• Written instruction:
Below are entries; repeat exactly, and nothing else, the lines from the one holding "Emit a component" through the one holding "const yMinorTicks: number[]", inclusive. Leave the pictures out.

** begin Records supplied **

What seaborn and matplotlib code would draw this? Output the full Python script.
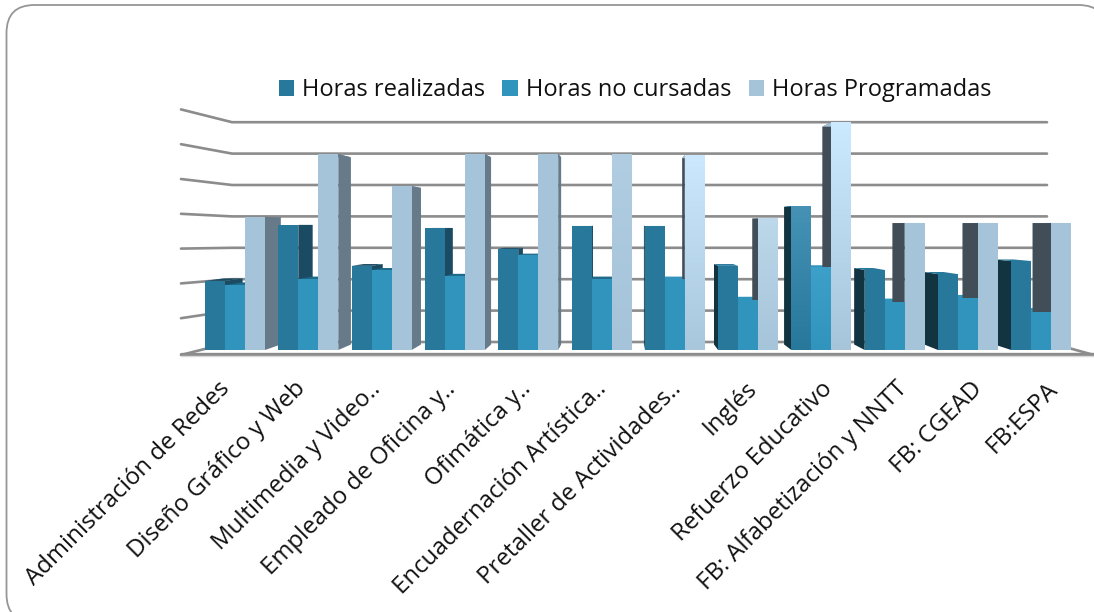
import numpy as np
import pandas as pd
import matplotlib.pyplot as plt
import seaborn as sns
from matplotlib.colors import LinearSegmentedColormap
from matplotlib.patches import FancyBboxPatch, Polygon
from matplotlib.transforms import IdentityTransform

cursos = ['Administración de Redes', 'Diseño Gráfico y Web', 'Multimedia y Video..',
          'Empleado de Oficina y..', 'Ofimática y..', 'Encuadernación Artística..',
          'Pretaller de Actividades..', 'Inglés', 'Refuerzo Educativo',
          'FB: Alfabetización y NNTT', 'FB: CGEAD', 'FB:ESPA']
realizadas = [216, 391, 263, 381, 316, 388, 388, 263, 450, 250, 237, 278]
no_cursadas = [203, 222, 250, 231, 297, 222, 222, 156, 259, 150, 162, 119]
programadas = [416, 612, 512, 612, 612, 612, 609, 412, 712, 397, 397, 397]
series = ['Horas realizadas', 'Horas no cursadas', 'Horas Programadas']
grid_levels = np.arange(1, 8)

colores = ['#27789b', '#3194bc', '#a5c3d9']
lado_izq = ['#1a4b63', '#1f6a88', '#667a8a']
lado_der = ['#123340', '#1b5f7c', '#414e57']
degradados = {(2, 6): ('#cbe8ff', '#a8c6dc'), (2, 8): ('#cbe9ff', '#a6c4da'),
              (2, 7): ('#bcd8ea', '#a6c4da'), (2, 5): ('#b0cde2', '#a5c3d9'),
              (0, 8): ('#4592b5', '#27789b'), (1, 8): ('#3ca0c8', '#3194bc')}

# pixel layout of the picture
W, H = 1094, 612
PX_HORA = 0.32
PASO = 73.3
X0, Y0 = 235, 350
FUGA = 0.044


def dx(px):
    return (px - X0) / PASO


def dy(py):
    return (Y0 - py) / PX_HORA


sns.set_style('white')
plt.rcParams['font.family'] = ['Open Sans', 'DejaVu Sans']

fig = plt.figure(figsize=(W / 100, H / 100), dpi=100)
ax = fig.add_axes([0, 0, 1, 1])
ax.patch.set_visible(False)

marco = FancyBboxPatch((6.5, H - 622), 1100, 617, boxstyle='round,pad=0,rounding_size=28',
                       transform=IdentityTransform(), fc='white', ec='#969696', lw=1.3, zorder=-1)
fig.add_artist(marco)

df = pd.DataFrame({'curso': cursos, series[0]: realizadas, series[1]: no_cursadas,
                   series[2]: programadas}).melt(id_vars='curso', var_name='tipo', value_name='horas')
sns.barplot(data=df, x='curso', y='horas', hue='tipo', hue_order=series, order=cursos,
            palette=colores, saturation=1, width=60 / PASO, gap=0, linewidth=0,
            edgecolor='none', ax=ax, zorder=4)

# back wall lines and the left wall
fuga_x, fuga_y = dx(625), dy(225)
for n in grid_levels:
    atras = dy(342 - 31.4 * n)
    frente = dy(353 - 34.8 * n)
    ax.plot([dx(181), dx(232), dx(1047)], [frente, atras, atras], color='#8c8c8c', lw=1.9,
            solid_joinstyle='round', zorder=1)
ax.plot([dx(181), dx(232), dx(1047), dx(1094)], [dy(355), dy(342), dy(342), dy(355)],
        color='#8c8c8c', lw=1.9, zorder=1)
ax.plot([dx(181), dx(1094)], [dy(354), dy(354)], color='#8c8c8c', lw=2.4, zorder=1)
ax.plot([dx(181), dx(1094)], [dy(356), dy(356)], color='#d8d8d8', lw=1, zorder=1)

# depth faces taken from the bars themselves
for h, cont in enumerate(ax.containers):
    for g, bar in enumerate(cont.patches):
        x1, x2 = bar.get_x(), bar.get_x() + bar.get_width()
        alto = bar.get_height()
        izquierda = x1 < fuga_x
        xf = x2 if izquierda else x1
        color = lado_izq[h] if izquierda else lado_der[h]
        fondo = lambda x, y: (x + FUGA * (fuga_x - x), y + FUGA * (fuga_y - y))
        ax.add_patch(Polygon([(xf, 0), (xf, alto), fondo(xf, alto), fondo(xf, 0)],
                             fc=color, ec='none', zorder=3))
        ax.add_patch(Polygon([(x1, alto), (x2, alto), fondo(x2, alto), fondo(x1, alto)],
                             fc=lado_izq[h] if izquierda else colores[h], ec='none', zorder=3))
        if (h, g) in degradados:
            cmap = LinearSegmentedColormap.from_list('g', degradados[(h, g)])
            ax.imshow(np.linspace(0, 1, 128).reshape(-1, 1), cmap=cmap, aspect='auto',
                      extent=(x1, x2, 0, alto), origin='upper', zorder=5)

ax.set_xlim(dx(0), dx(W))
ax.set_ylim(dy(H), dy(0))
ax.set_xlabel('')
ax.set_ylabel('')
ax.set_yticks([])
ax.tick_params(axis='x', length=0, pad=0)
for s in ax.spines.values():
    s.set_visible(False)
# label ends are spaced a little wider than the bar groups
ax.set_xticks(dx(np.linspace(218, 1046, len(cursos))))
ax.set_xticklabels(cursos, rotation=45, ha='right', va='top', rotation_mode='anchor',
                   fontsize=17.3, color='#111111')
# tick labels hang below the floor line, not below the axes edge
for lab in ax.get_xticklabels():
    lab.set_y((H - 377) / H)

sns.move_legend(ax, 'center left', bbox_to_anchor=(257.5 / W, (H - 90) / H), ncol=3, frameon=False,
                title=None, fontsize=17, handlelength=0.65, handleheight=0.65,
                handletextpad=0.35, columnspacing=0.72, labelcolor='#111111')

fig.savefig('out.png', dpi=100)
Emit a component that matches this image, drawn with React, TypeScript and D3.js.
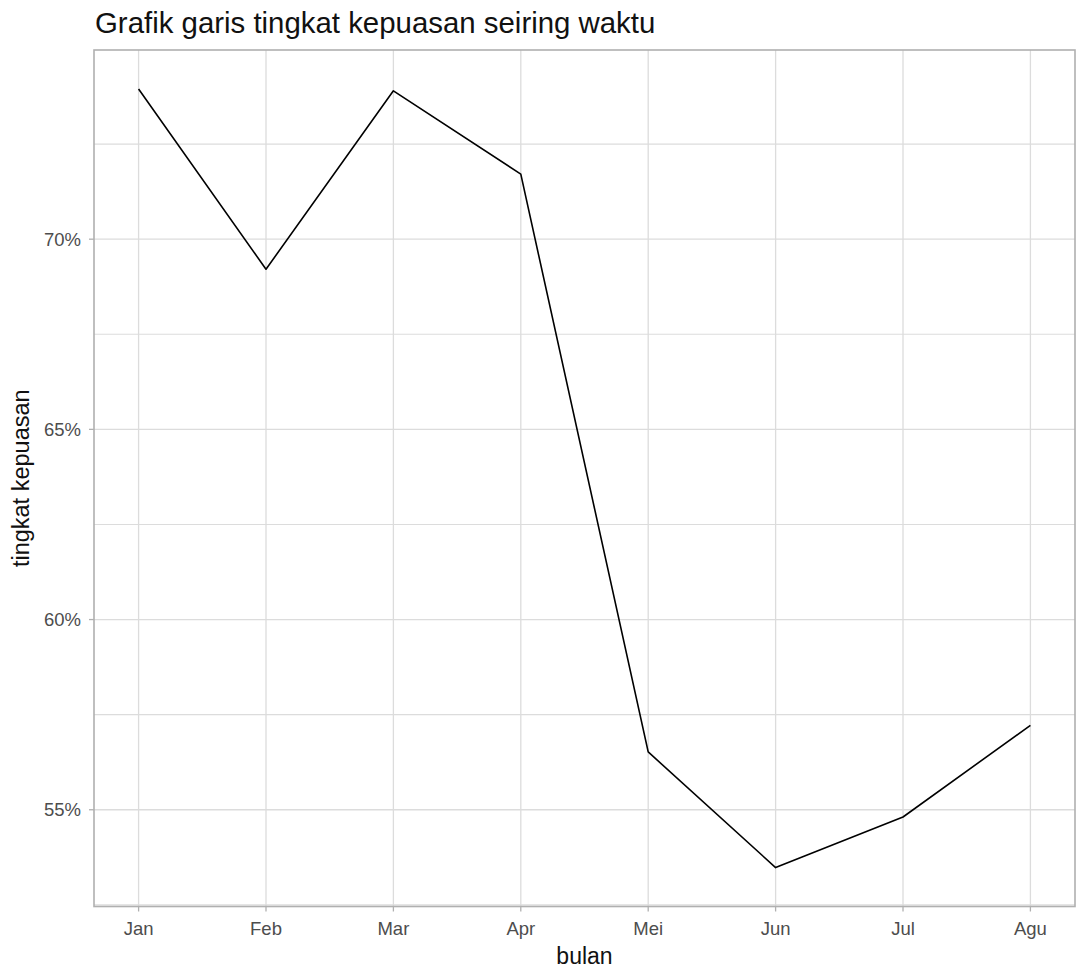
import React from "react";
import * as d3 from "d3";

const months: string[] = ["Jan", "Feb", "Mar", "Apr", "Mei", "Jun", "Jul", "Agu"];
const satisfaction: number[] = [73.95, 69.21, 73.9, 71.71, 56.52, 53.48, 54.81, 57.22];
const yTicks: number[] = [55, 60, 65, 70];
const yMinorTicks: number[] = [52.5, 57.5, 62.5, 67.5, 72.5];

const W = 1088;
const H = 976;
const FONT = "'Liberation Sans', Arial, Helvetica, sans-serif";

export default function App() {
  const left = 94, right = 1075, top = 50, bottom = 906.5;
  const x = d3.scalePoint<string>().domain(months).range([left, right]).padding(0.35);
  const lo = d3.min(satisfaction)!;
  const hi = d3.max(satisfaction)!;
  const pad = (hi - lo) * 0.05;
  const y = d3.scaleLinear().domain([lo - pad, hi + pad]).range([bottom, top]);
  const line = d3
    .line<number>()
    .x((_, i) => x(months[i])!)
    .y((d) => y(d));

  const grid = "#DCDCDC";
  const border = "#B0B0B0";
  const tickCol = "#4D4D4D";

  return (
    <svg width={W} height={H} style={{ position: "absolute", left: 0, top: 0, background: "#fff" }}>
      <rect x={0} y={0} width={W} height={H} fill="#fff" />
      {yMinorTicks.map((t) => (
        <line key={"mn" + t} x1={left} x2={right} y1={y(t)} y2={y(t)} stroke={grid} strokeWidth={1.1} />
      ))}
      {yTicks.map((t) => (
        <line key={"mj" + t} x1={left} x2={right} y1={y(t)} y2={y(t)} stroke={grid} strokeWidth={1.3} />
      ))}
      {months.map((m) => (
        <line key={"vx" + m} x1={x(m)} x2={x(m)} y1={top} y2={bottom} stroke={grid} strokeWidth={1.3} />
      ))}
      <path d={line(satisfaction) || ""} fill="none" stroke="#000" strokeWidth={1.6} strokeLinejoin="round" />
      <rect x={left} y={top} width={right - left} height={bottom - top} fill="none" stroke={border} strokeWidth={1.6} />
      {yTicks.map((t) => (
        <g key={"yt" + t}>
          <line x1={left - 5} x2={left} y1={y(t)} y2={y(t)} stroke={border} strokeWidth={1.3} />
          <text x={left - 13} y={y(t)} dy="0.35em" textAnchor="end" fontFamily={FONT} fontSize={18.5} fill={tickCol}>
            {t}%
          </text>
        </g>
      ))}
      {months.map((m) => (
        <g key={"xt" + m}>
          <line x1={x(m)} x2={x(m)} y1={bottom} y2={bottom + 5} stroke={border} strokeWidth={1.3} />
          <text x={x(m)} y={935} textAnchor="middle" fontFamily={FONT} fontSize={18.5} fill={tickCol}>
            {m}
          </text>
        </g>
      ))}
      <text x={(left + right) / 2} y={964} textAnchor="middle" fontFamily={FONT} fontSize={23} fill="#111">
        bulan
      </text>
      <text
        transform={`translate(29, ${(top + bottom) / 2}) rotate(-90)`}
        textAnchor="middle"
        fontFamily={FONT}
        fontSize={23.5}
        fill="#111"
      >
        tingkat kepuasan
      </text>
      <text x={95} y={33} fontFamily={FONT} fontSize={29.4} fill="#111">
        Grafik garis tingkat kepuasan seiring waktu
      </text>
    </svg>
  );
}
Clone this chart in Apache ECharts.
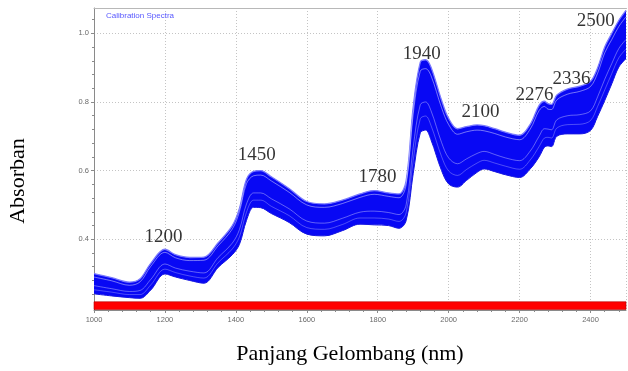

** end Records supplied **

• Correct output:
Emit a component that matches this image, drawn with React, TypeScript and D3.js.
import React from "react";
import * as d3 from "d3";

const months: string[] = ["Jan", "Feb", "Mar", "Apr", "Mei", "Jun", "Jul", "Agu"];
const satisfaction: number[] = [73.95, 69.21, 73.9, 71.71, 56.52, 53.48, 54.81, 57.22];
const yTicks: number[] = [55, 60, 65, 70];
const yMinorTicks: number[] = [52.5, 57.5, 62.5, 67.5, 72.5];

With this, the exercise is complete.